The cultural landscape or that part of it which is still green and inviting to the eye has been shaped by the farmers’ toil down through the generations. At one time almost all of us were farmers. We see that the crofting system faded away as emigration to the towns and to America relieved the pressure.
"Humus" is a word with great meaning. It is the soil we live from, in addition to the resources we get from the ocean. This layer of earth - sometimes appearing as loose fertile organic matter; other places as scanty and acidic soil - is found in varying thicknesses over the bedrock. It is the result of 10,000 years of breakdown and erosion following the last ice age, and then several thousand years of cultivation in more recent times. The soil we can buy at the garden centre is a different product than the "natural" humus layer, formed of processes occurring far under the earth's surface. If you dig your spade into the soil where it has not been ploughed before, you will see that there is a big difference in colour, soil structure, moisture and stone content.
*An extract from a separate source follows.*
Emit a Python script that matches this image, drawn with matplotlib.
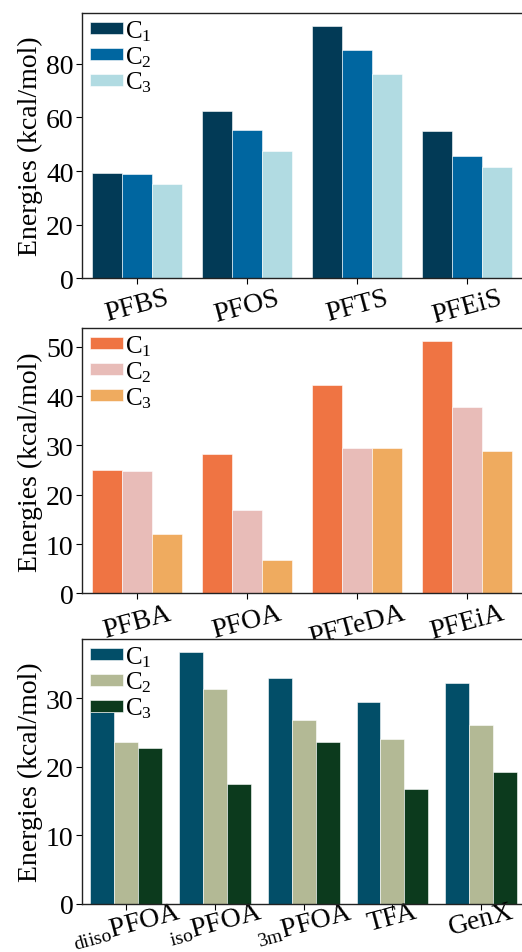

We might say that the soil is fertile and easily worked some places, whereas other places folk might have given up trying to grow anything on their small patches of land, which then become overgrown with birch and thicket. Modern agriculture does not have room for small stumps between the piles of stone. Nowadays, machines do the job, and they require a lot of space and flat ground.
Numerous finds show that the settlement at Herdla goes back to prehistoric times, and the large estate at Herdla has enjoyed a central place in the nation’s history since High Middle Ages. As Ask, Herdla was part of the country estate Harald Hårfagre took over as he took command of the west of Norway.
The story of Knute Nelson is like the story of Jack the Dullard. From narrow and poor conditions in his home country he worked his way up to become governor and senator in the US.